### MATERIAL SHOWN
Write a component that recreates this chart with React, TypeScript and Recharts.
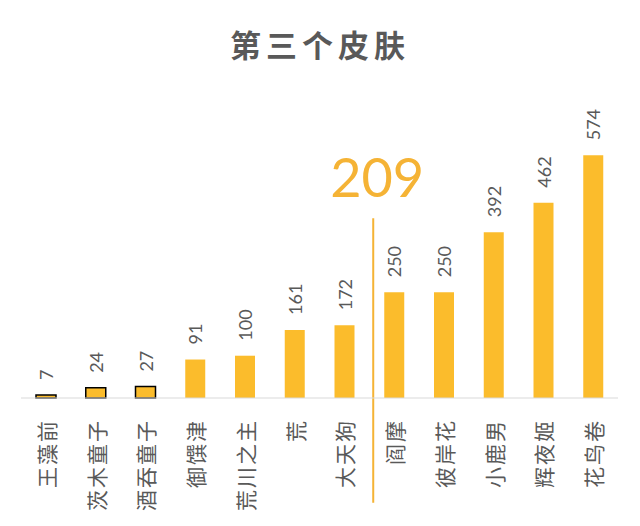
import { Bar, BarChart, Cell, LabelList, ReferenceLine, XAxis, YAxis } from "recharts";

const SKINS = ["王藻前", "茨木童子", "酒吞童子", "御馔津", "荒川之主", "荒", "大天狗", "阎摩", "彼岸花", "小鹿男", "辉夜姬", "花鸟卷"];
const COUNTS = [7, 24, 27, 91, 100, 161, 172, 250, 250, 392, 462, 574];
const OUTLINED = ["王藻前", "茨木童子", "酒吞童子"];
const AVERAGE = 209;
const AVERAGE_POS = 7.08;
const AVERAGE_SPAN = [425, -248];

const BAR_COLOR = "#FBBC2C";
const LINE_COLOR = "#F5B335";
const TEXT_GRAY = "#595959";

const data = SKINS.map((name, i) => ({ name, count: COUNTS[i] }));

function CategoryTick(props: any) {
  const { x, payload } = props;
  return (
    <text
      transform={`translate(${x}, 419) rotate(-90)`}
      textAnchor="end"
      dominantBaseline="central"
      fill={TEXT_GRAY}
      fontSize={21}
      letterSpacing={2}
      fontFamily="'Noto Sans CJK SC', sans-serif"
    >
      {payload.value}
    </text>
  );
}

function ValueLabel(props: any) {
  const { x, y, width, value } = props;
  const cx = Number(x) + Number(width) / 2;
  return (
    <text
      transform={`translate(${cx}, ${Number(y) - 15}) rotate(-90)`}
      textAnchor="start"
      dominantBaseline="central"
      fill={TEXT_GRAY}
      fontSize={18}
      fontFamily="Lato, sans-serif"
    >
      {value}
    </text>
  );
}

export default function App() {
  return (
    <div style={{ position: "absolute", left: 0, top: 0, width: 640, height: 526, background: "#fff" }}>
      <div
        style={{
          position: "absolute",
          left: 0,
          top: 26,
          width: 640,
          textAlign: "center",
          fontFamily: "'Noto Sans CJK SC', sans-serif",
          fontWeight: 700,
          fontSize: 31,
          letterSpacing: 5,
          color: TEXT_GRAY,
          lineHeight: "36px",
        }}
      >
        第三个皮肤
      </div>
      <BarChart width={640} height={526} data={data} margin={{ top: 102, right: 22, bottom: 0, left: 21 }}>
        <XAxis
          dataKey="name"
          height={128}
          interval={0}
          axisLine={{ stroke: "#D9D9D9" }}
          tickLine={false}
          tick={<CategoryTick />}
        />
        <XAxis
          xAxisId="avg"
          dataKey="avgPos"
          type="number"
          domain={[0, SKINS.length]}
          allowDataOverflow
          hide
        />
        <YAxis domain={[0, 700]} hide />
        <Bar dataKey="count" barSize={20} fill={BAR_COLOR} isAnimationActive={false}>
          {data.map((d) => (
            <Cell
              key={d.name}
              fill={BAR_COLOR}
              stroke={OUTLINED.includes(d.name) ? "#000" : "none"}
              strokeWidth={1.5}
            />
          ))}
          <LabelList dataKey="count" content={<ValueLabel />} />
        </Bar>
        <ReferenceLine
          xAxisId="avg"
          segment={[
            { x: AVERAGE_POS, y: AVERAGE_SPAN[0] },
            { x: AVERAGE_POS, y: AVERAGE_SPAN[1] },
          ]}
          ifOverflow="visible"
          stroke={LINE_COLOR}
          strokeWidth={2}
          label={(props: any) => {
            const vb = props.viewBox || {};
            return (
              <text
                x={Number(vb.x) + 4}
                y={Number(vb.y) - 21}
                textAnchor="middle"
                fill={LINE_COLOR}
                fontSize={54}
                fontFamily="Lato, sans-serif"
              >
                {AVERAGE}
              </text>
            );
          }}
        />
      </BarChart>
    </div>
  );
}
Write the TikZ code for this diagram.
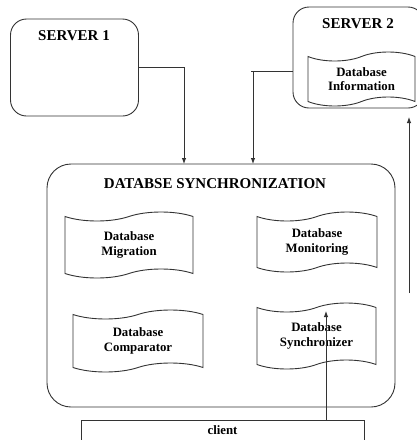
######
DESCRIPTION OF THE TASK:
Copy every line that includes the string "Write" from the material above.

SOLUTION TO THIS TASK:
Write a component that recreates this chart with React, TypeScript and Recharts.
Write the TikZ code for this diagram.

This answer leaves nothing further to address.